:: Plotting code records ::
= = = = = = =
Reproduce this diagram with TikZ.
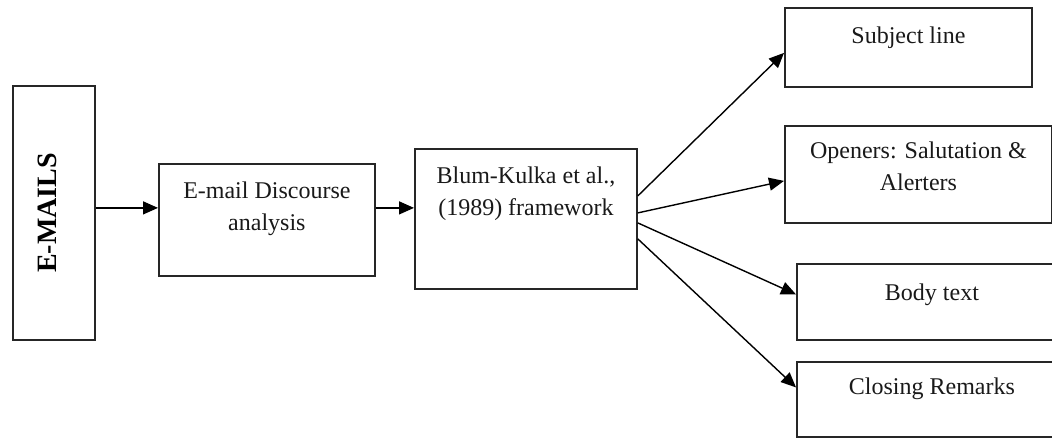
\documentclass[tikz,border=0pt]{standalone}
\usepackage{fontspec}
\setmainfont{Liberation Serif}
\usetikzlibrary{arrows.meta, positioning}

\begin{document}
\begin{tikzpicture}[
  x=0.5pt, y=-0.5pt,
  box/.style={rectangle, draw=black!85, line width=0.9pt, anchor=north west,
              inner sep=0pt},
  tag/.style={font=\fontsize{12}{16}\selectfont, align=center, inner sep=0pt,
              anchor=north, text=black!90},
  title/.style={font=\fontsize{14}{16}\selectfont\bfseries, rotate=90,
                inner sep=0pt},
  arr/.style={-{Triangle[length=7.5pt, width=6.5pt]}, line width=0.7pt},
]
  \clip (0,0) rectangle (1052,438);

  % left part
  \node[box, minimum width=41pt, minimum height=127pt] (emails) at (12,85) {};
  \node[title] (emailsT) at ([xshift=-3.5pt]emails.center) {E-MAILS};
  \node[box, minimum width=108pt, minimum height=56pt] (disc) at (158,163) {};
  \node[tag, below=9pt of disc.north] (discT) {E-mail Discourse\\analysis};
  \node[box, minimum width=111pt, minimum height=70pt] (blum) at (414,148) {};
  \node[tag, below=9pt of blum.north] (blumT) {Blum-Kulka et al.,\\(1989) framework};

  % right part
  \node[box, minimum width=123.5pt, minimum height=39.5pt] (subj) at (784,7) {};
  \node[tag, below=9.5pt of subj.north] (subjT) {Subject line};
  \node[box, minimum width=133.5pt, minimum height=48.5pt] (open) at (784,125) {};
  \node[tag, below=8pt of open.north] (openT) {Openers: Salutation \&\\Alerters};
  \node[box, minimum width=135pt, minimum height=38pt] (body) at (796,263) {};
  \node[tag, below=10pt of body.north] (bodyT) {Body text};
  \node[box, minimum width=135pt, minimum height=37.5pt] (close) at (796,361) {};
  \node[tag, below=8pt of close.north] (closeT) {Closing Remarks};

  \draw[arr] ([yshift=2.5pt]emails.east) -- ([yshift=2.5pt]emails.east -| disc.west);
  \draw[arr] ([yshift=6pt]disc.east) -- ([yshift=6pt]disc.east -| blum.west);

  \draw[arr] ([yshift=11.5pt]blum.east) -- ([yshift=-2.75pt]subj.west);
  \draw[arr] ([yshift=3pt]blum.east) -- ([yshift=-3.25pt]open.west);
  \draw[arr] ([yshift=-2pt]blum.east) -- ([yshift=3.75pt]body.west);
  \draw[arr] ([yshift=-10pt]blum.east) -- ([yshift=6pt]close.west);
\end{tikzpicture}
\end{document}
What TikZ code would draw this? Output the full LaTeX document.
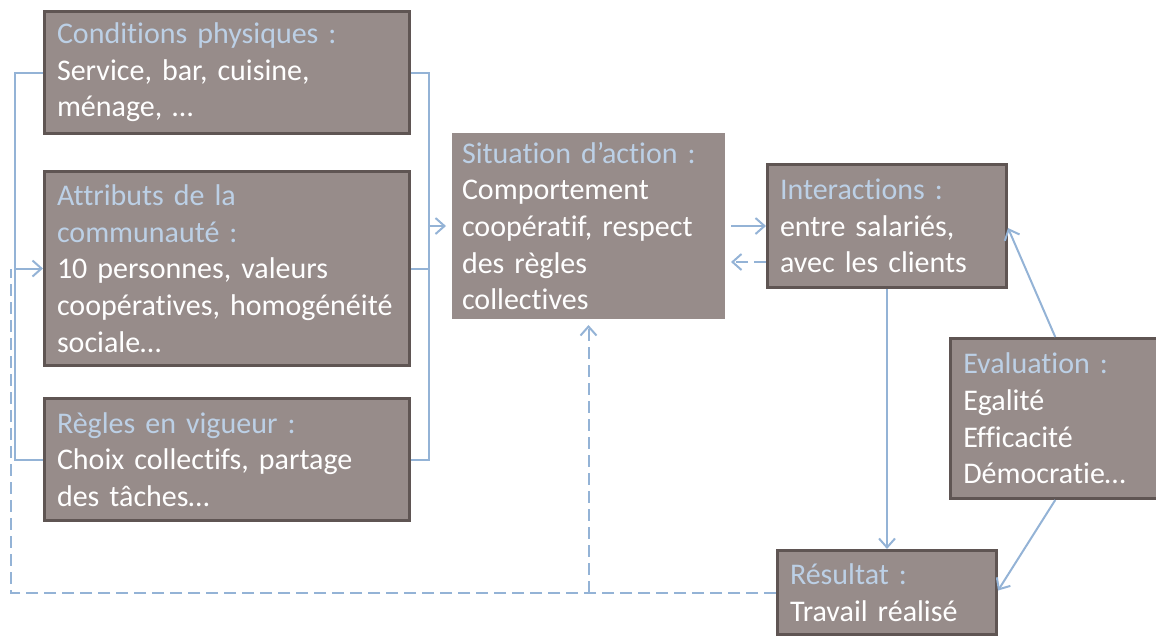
\documentclass[tikz,border=0pt]{standalone}
\usepackage{fontspec}
\setmainfont{Carlito}[Ligatures=CommonOff]
\usetikzlibrary{arrows.meta,shadows}
\definecolor{boxfill}{HTML}{978C8A}
\definecolor{boxline}{HTML}{5F5553}
\definecolor{ttl}{HTML}{BCD0E6}
\definecolor{conn}{HTML}{94B3D6}
\newcommand{\ttlc}[1]{\textcolor{ttl}{#1}}
\tikzset{
  box/.style={draw=boxline, line width=3pt, fill=boxfill, text=white, align=left,
    inner xsep=12.5pt, inner ysep=0pt, font=\fontsize{30}{36.6}\selectfont},
  conn/.style={draw=conn, line width=2pt},
  arr/.style={conn, -{Straight Barb[length=9pt,width=16pt]}},
  dsh/.style={conn, dash pattern=on 12pt off 6pt}
}
\begin{document}
\begin{tikzpicture}[x=1pt,y=-1pt]
\useasboundingbox (0,0) rectangle (1156,641);
\node[box, minimum width=365pt, minimum height=122pt, text width=340pt] (cond) at (227,72.5)
  {\ttlc{Conditions physiques :}\\Service, bar, cuisine,\\ménage, …};
\node[box, minimum width=365pt, minimum height=194pt, text width=340pt] (attr) at (227,268.5)
  {\ttlc{Attributs de la}\\\ttlc{communauté :}\\10 personnes, valeurs\\coopératives, homogénéité\\sociale…};
\node[box, minimum width=365pt, minimum height=122pt, text width=340pt] (regl) at (227,459.5)
  {\ttlc{Règles en vigueur :}\\Choix collectifs, partage\\des tâches…};
\node[box, draw=white, line width=6pt, drop shadow={opacity=0.35, shadow xshift=1.5pt, shadow yshift=-2pt},
  minimum width=279pt, minimum height=192pt, text width=253pt, inner xsep=13pt] (sit) at (588.5,226)
  {\ttlc{Situation d’action :}\\Comportement\\coopératif, respect\\des règles\\collectives};
\node[box, minimum width=239pt, minimum height=123pt, text width=214pt] (inter) at (887,226)
  {\ttlc{Interactions :}\\entre salariés,\\avec les clients};
\node[box, minimum width=209.5pt, minimum height=160pt, text width=184pt] (eval) at (1055.25,418.5)
  {\ttlc{Evaluation :}\\Egalité\\Efficacité\\Démocratie…};
\node[box, minimum width=219pt, minimum height=84pt, text width=194pt] (resu) at (887,592.5)
  {\ttlc{Résultat :}\\Travail réalisé};
% brackets
\coordinate (lx) at (15,0);
\coordinate (rx) at (429,0);
\coordinate (dl) at (11,268.5);
\draw[conn] (cond.west) -- (cond.west -| lx) -- (regl.west -| lx) -- (regl.west);
\draw[arr] (attr.west -| lx) -- (attr.west);
\draw[conn] (cond.east) -- (cond.east -| rx) -- (regl.east -| rx) -- (regl.east);
\draw[conn] (attr.east) -- (attr.east -| rx);
\draw[arr] (sit.west -| rx) -- (sit.west);
% situation <-> interactions
\draw[arr] (sit.east) -- (inter.west);
\path (inter.west) ++(0,36) coordinate (ib);
\draw[dsh, arr] (ib) -- (ib -| sit.east);
% interactions -> resultat
\draw[arr] (inter.south) -- (resu.north);
% evaluation
\draw[arr] (eval.north) -- ([yshift=-2pt]inter.east);
\draw[arr] (eval.south) -- ([yshift=2pt]resu.east);
% feedback dashed
\draw[dsh] (resu.west) -- (resu.west -| dl) -- (dl);
\draw[dsh, arr] (resu.west -| sit.south) -- (sit.south);
\end{tikzpicture}
\end{document}
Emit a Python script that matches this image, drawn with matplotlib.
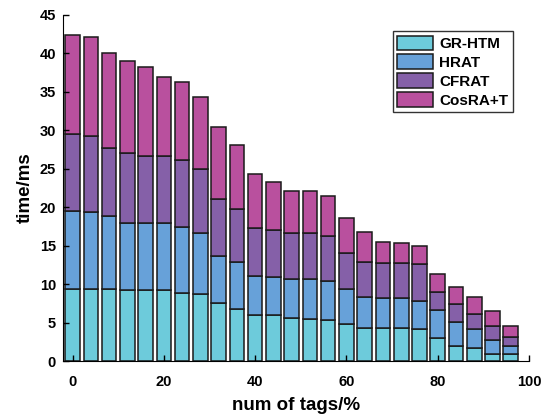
import matplotlib
matplotlib.use("Agg")
import matplotlib.pyplot as plt
import numpy as np

plt.rcParams['font.family'] = ['Liberation Sans', 'DejaVu Sans']

tags = [0, 4, 8, 12, 16, 20, 24, 28, 32, 36, 40, 44, 48, 52, 56, 60, 64, 68, 72, 76, 80, 84, 88, 92, 96]
# cumulative tops
gr_top = [9.4, 9.4, 9.3, 9.2, 9.2, 9.2, 8.9, 8.7, 7.6, 6.8, 5.96, 5.96, 5.6, 5.4, 5.3, 4.8, 4.3, 4.3, 4.3, 4.2, 3.0, 1.9, 1.75, 0.95, 0.95]
hr_top = [19.5, 19.35, 18.8, 18.0, 17.96, 17.96, 17.4, 16.6, 13.7, 12.9, 11.1, 10.9, 10.6, 10.6, 10.4, 9.4, 8.35, 8.2, 8.2, 7.8, 6.6, 5.1, 4.2, 2.75, 2.0]
cf_top = [29.5, 29.3, 27.7, 27.0, 26.65, 26.65, 26.1, 25.0, 21.1, 19.8, 17.3, 17.1, 16.6, 16.6, 16.2, 14.0, 12.9, 12.7, 12.7, 12.6, 9.0, 7.35, 6.05, 4.55, 3.15]
total = [42.4, 42.2, 40.1, 38.96, 38.3, 37.0, 36.35, 34.4, 30.4, 28.1, 24.3, 23.3, 22.15, 22.15, 21.4, 18.6, 16.8, 15.5, 15.3, 15.0, 11.35, 9.6, 8.3, 6.55, 4.6]

labels = ['GR-HTM', 'HRAT', 'CFRAT', 'CosRA+T']
colors = ['#6dcbdb', '#67a1d9', '#8560a8', '#b9509e']

gr = np.array(gr_top)
hr = np.array(hr_top) - gr
cf = np.array(cf_top) - np.array(hr_top)
cs = np.array(total) - np.array(cf_top)

fig = plt.figure(figsize=(5.47, 4.15), dpi=100)
ax = fig.add_axes([63/547, 54/415, (529-63)/547, (361-15)/415])

series = [gr, hr, cf, cs]
bottom = np.zeros(len(tags))
for vals, lab, col in zip(series, labels, colors):
    ax.bar(tags, vals, width=3.2, bottom=bottom, color=col, edgecolor='#1a1a1a',
           linewidth=1.1, label=lab)
    bottom = bottom + vals

ax.set_xlim(-2.1, 100)
ax.set_ylim(0, 45)
ax.set_xticks([0, 20, 40, 60, 80, 100])
ax.set_yticks(range(0, 46, 5))
ax.spines['top'].set_visible(False)
ax.spines['right'].set_visible(False)
ax.tick_params(direction='in', length=4, width=1, labelsize=10.5)
for t in ax.get_xticklabels() + ax.get_yticklabels():
    t.set_fontweight('bold')
ax.tick_params(axis='x', pad=10)
ax.tick_params(axis='y', pad=5)
ax.set_xlabel('num of tags/%', fontsize=13.5, fontweight='bold', labelpad=6)
ax.set_ylabel('time/ms', fontsize=13.5, fontweight='bold', labelpad=4)

leg = ax.legend(loc='upper right', bbox_to_anchor=(1 - 16/466, 1 - 16/346),
                prop={'weight': 'bold', 'size': 11},
                handlelength=2.35, handleheight=1.1, labelspacing=0.22,
                handletextpad=0.4, borderpad=0.3, fancybox=False,
                edgecolor='#333333', framealpha=1, borderaxespad=0)
leg.get_frame().set_linewidth(1.0)

fig.savefig('out.png', dpi=100)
= = = = = = =
:: The problem ::
Without any pictures, reproduce the lines from the first one in the material through the line that has "(0,0) rectangle (1052,438);", exactly as they appear.

:: Correct result ::
Reproduce this diagram with TikZ.
\documentclass[tikz,border=0pt]{standalone}
\usepackage{fontspec}
\setmainfont{Liberation Serif}
\usetikzlibrary{arrows.meta, positioning}

\begin{document}
\begin{tikzpicture}[
  x=0.5pt, y=-0.5pt,
  box/.style={rectangle, draw=black!85, line width=0.9pt, anchor=north west,
              inner sep=0pt},
  tag/.style={font=\fontsize{12}{16}\selectfont, align=center, inner sep=0pt,
              anchor=north, text=black!90},
  title/.style={font=\fontsize{14}{16}\selectfont\bfseries, rotate=90,
                inner sep=0pt},
  arr/.style={-{Triangle[length=7.5pt, width=6.5pt]}, line width=0.7pt},
]
  \clip (0,0) rectangle (1052,438);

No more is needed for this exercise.